Sempre se aborda os problemas da escola atual a partir da chamada “violência escolar”, entendida principalmente como a violência dos jovens e/ou do entorno da escola, mas pouco se fala sobre as violências exercidas pela instituição escolar, que estigmatiza os alunos e, muitas vezes, os condena ao fracasso escolar. O fato é que para se pensar a escola atualmente é preciso refletir profundamente sobre quem são as crianças e os jovens que a frequentam. Da mesma forma como não se pode também prescindir de abordar a instituição escolar para se discutir as crianças e os jovens na contemporaneidade.

O historiador Philippe Ariès, com o objetivo de demonstrar o novo lugar assumido pela criança e pela família nas sociedades industriais, evidencia como a ideia de criança – e consequentemente a de juventude – é construída historicamente, afirmando a importância da instituição escolar nesse processo. Por outro lado, muitos professores com os quais conversei durante a pesquisa afirmaram que encontravam muitas dificuldades para trabalhar com a juventude contemporânea ou com “Essa geração atual”, como me revelou um professor.

Além disso, muitos educadores que estão nas escolas públicas de ensino médio (mas também em muitas particulares, é bom que se diga), ao lerem esse texto, lembrarão do efeito potente que um telefone celular, tocando o famoso funk carioca ao fundo da sala, pode ter para desestabilizar o que se previu para organizar a aula ou mesmo a escola de uma maneira geral. O que demonstra que além de serem uma invenção histórica propiciada fundamentalmente pela escola, os jovens/estudantes de hoje estão reinventando a escola.
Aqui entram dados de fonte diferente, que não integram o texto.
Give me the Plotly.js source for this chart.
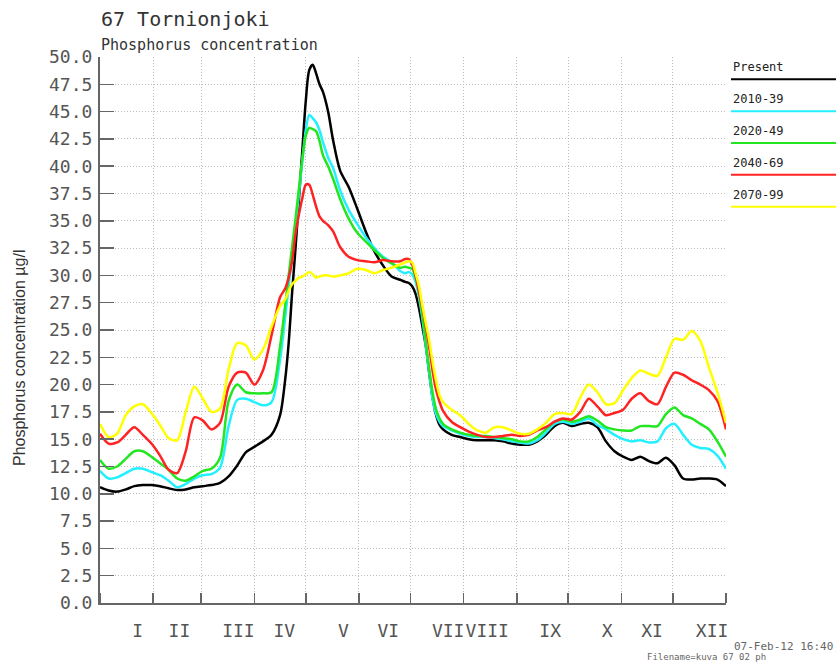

Devemos, portanto, atentar para o quanto a dimensão estudantil entrelaça-se com a juvenil, ambas a atuarem modificando-se reciprocamente. Evidenciando-se, assim, que tanto a condição juvenil como a estudantil são construções sócio-históricas que, portanto, se modificam no tempo e no espaço. Os jovens de hoje não são os mesmos de meio século atrás, o mesmo para o que entendemos por ser aluno. Categorias como infância e juventude não podem ser entendidas a partir de padrões de homogeneidade, pois compreenderiam diferentes vivências, a condição de aluno também não o poderia, pois seria da mesma forma vivenciada de maneiras diversas, conforme outras categorias como gênero, classe social, raça ou território.

Em julho, tivemos a triste notícia da morte do Mc DaLeste, artista do funk paulista, que foi assassinado no palco fazendo seu show em uma quermesse de um bairro pobre na periferia de Campinas. Mc DaLeste trazia em seu nome artístico a marca desse estigma, agora revalorizado. O Da Leste, não se refere a qualquer região leste, mas indica que ele era um morador da periferia de São Paulo, em seu extremo leste.
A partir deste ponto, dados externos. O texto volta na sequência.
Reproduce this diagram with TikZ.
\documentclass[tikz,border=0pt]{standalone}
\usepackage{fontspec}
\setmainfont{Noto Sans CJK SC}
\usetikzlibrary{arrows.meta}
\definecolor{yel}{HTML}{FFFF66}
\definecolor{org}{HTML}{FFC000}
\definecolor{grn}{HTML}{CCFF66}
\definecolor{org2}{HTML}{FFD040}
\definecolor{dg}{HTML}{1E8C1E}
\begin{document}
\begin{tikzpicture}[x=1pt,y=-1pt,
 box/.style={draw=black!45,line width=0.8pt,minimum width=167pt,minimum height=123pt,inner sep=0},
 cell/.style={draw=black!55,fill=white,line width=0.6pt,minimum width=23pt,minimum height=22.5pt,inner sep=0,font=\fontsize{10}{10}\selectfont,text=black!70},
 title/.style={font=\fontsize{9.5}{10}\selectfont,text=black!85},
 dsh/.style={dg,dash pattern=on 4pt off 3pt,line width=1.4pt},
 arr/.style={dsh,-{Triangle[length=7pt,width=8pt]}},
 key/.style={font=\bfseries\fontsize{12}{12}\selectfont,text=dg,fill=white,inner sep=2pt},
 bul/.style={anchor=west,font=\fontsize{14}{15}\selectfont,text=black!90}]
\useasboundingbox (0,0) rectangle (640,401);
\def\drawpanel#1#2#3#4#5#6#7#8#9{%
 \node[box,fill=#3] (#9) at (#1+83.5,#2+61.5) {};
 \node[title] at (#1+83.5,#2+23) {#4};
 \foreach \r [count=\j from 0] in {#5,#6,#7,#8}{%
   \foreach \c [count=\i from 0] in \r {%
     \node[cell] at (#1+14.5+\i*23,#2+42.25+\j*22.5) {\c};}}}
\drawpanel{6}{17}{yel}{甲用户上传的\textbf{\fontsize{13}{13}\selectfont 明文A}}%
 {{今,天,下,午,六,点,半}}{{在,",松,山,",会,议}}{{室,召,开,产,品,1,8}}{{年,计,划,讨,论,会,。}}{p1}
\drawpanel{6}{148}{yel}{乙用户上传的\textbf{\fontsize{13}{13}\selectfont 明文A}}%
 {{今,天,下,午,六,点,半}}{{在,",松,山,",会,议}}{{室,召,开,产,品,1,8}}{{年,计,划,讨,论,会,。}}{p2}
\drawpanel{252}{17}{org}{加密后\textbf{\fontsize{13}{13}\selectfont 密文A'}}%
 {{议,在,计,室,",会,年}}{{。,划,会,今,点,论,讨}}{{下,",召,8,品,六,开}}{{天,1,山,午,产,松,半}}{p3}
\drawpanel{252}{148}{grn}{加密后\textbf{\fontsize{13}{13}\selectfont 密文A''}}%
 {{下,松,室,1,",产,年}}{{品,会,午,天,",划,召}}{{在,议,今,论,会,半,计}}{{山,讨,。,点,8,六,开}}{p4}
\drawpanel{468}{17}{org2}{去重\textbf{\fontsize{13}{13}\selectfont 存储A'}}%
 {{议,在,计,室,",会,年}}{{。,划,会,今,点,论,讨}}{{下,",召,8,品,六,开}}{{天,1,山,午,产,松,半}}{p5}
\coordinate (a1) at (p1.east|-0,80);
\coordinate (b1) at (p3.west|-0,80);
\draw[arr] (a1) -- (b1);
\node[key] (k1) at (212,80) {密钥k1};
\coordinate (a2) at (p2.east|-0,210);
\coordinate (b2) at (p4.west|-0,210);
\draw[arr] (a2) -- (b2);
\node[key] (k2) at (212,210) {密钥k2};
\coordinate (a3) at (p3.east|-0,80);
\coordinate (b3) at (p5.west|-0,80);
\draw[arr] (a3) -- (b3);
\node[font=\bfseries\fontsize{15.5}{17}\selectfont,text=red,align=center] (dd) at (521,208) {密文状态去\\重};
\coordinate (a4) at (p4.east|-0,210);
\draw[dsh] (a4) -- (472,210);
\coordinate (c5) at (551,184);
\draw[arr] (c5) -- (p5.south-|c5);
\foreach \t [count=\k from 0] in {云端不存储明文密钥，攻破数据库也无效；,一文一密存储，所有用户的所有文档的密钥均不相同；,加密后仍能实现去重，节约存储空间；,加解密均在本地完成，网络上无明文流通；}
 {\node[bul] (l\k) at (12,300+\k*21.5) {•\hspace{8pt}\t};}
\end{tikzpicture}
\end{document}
Trago aqui esse fato ocorrido com o Mc DaLeste para reforçar a necessidade das escolas, principalmente aquelas nos bairros da periferia de São Paulo, atentarem mais para as práticas juvenis, se não as aceitando plenamente de modo a colocar em risco certa ordem educacional, pelo menos não as condenando de antemão. O ideal seria estabelecer um diálogo profícuo do qual as escolas e as práticas juvenis poderiam sair, positivamente, transformadas, desestabilizadas e enriquecidas.

No documentário especial feito pela Funk TV com o Mc DaLeste em seu bairro de moradia, uma das cenas refere-se à escola onde ele estudava. Nela, Mc DaLeste diz que já fez muita bagunça e que já foi quase expulso, tendo recebido ali poucos elogios. Contudo, após se tornar Mc, ele retorna à mesma escola que queria repeli-lo e, dessa vez, é cercado como um ídolo pelos alunos mais novos e é até saudado pelas professoras.
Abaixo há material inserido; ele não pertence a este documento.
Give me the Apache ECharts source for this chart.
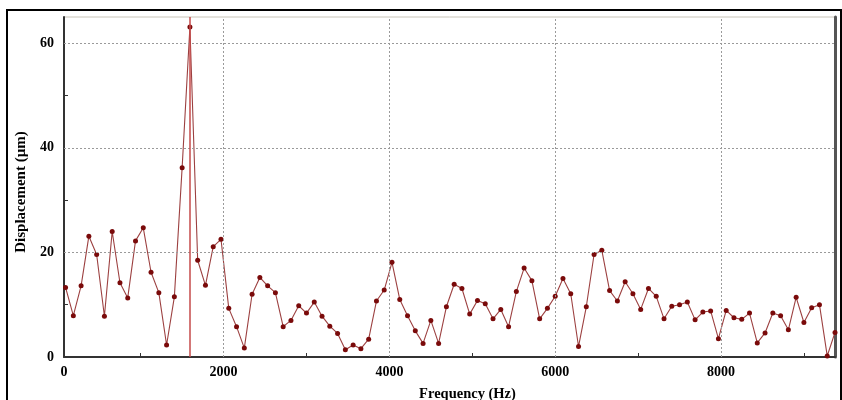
<!DOCTYPE html>
<html><head><meta charset="utf-8">
<script src="https://cdn.jsdelivr.net/npm/echarts@6/dist/echarts.min.js"></script>
<style>html,body{margin:0;padding:0;background:#fff}#c{width:842px;height:400px}</style>
</head><body><div id="c"></div>
<script>
// FFT bin width (Hz) of the spectrum
const binStep = 93.75;
// Displacement amplitude (µm) per frequency bin
const displacement = [
  13.3, 7.9, 13.6, 23.1, 19.6, 7.8, 24.0, 14.2, 11.3, 22.2,
  24.7, 16.2, 12.3, 2.3, 11.5, 36.2, 63.1, 18.5, 13.7, 21.1,
  22.5, 9.3, 5.8, 1.7, 12.0, 15.2, 13.6, 12.3, 5.8, 7.0,
  9.8, 8.4, 10.5, 7.8, 5.9, 4.5, 1.4, 2.3, 1.6, 3.4,
  10.7, 12.8, 18.1, 11.0, 7.9, 5.0, 2.6, 7.0, 2.6, 9.6,
  13.9, 13.1, 8.2, 10.8, 10.2, 7.3, 9.1, 5.8, 12.5, 17.0,
  14.6, 7.3, 9.3, 11.6, 15.0, 12.1, 2.0, 9.6, 19.6, 20.4,
  12.7, 10.7, 14.4, 12.1, 9.1, 13.1, 11.6, 7.3, 9.7, 10.0,
  10.5, 7.1, 8.6, 8.8, 3.5, 8.9, 7.5, 7.2, 8.4, 2.7,
  4.6, 8.4, 7.9, 5.2, 11.4, 6.6, 9.4, 10.0, 0.2, 4.7
];
const frequencies = displacement.map((_, i) => (i + 1) * binStep);

const xMin = 75, xMax = 9375;
const xTickValues = [75, 2000, 4000, 6000, 8000];
const xTickLabels = ['0', '2000', '4000', '6000', '8000'];
const xMinorTicks = [1000, 3000, 5000, 7000, 9000];
const xGrid = [2000, 4000, 6000, 8000];

const yMin = 0, yMax = 65;
const yTickValues = [0, 20, 40, 60];
const yMinorTicks = [10, 30, 50];
const yGrid = [20, 40, 60];

let peakIdx = 0;
displacement.forEach((v, i) => { if (v > displacement[peakIdx]) peakIdx = i; });
const peakFreq = frequencies[peakIdx];

const font = 'Liberation Serif, Times New Roman, serif';
const chart = echarts.init(document.getElementById('c'), null, {renderer: 'canvas'});

const gridStyle = {color: '#9a9a9a', width: 1, type: [2, 2]};
const gridLines = xGrid.map(v => ({xAxis: v, lineStyle: gridStyle}))
  .concat(yGrid.map(v => ({yAxis: v, lineStyle: gridStyle})));

chart.setOption({
  animation: false,
  backgroundColor: '#fff',
  grid: {left: 64, right: 7, top: 17, bottom: 43, containLabel: false, outerBoundsMode: 'none',
    show: true, borderColor: '#c8c4b8', borderWidth: 1, backgroundColor: 'transparent'},
  graphic: [{
    type: 'rect', shape: {x: 7, y: 10, width: 834, height: 400},
    style: {fill: 'none', stroke: '#000', lineWidth: 2}, silent: true, z: 100
  }],
  xAxis: {
    type: 'value', min: xMin, max: xMax,
    name: 'Frequency (Hz)', nameLocation: 'middle', nameGap: 30,
    nameTextStyle: {fontFamily: font, fontWeight: 'bold', fontSize: 14.5, color: '#000', padding: [0, 0, 0, 36]},
    axisLine: {show: true, lineStyle: {color: '#333', width: 2}},
    axisTick: {show: true, inside: true, length: 4, customValues: xMinorTicks, lineStyle: {color: '#333'}},
    axisLabel: {customValues: xTickValues, margin: 8, fontFamily: font, fontWeight: 'bold', fontSize: 14, color: '#000',
      formatter: v => { const i = xTickValues.indexOf(v); return i >= 0 ? xTickLabels[i] : String(v); }},
    splitLine: {show: false}
  },
  yAxis: [{
    type: 'value', min: yMin, max: yMax,
    name: 'Displacement (µm)', nameLocation: 'middle', nameGap: 24, nameRotate: 90,
    nameTextStyle: {fontFamily: font, fontWeight: 'bold', fontSize: 15, color: '#000', padding: [0, 10, 0, 0]},
    axisLine: {show: true, lineStyle: {color: '#333', width: 2}},
    axisTick: {show: true, inside: true, length: 4, customValues: yMinorTicks, lineStyle: {color: '#333'}},
    axisLabel: {customValues: yTickValues, margin: 10, fontFamily: font, fontWeight: 'bold', fontSize: 14, color: '#000'},
    splitLine: {show: false}
  }, {
    type: 'value', min: yMin, max: yMax, position: 'right',
    axisLine: {show: true, lineStyle: {color: '#555', width: 3}},
    axisTick: {show: false}, axisLabel: {show: false}, splitLine: {show: false}
  }],
  series: [{
    type: 'line', data: [], silent: true, z: 1,
    markLine: {silent: true, symbol: 'none', label: {show: false}, animation: false, data: gridLines}
  }, {
    type: 'line', z: 3,
    data: frequencies.map((f, i) => [f, displacement[i]]),
    symbol: 'circle', symbolSize: 5, showSymbol: true,
    itemStyle: {color: '#7a0a0a'},
    lineStyle: {color: '#9c4040', width: 1.1},
    markLine: {silent: true, symbol: 'none', label: {show: false}, animation: false,
      data: [{xAxis: peakFreq, lineStyle: {color: '#c44a4a', width: 1.5, type: 'solid'}}]}
  }]
});
</script>
</body></html>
Nota-se, portanto, a dificuldade da escola atual em dialogar com os jovens/estudantes e o modo como essa dificuldade torna-se ainda maior quando do outro lado estão jovens considerados marginais e/ou menos capazes simplesmente pelo fato de serem pobres, morarem em um bairro periférico e estudarem em uma escola pública estigmatizada e que também estigmatiza.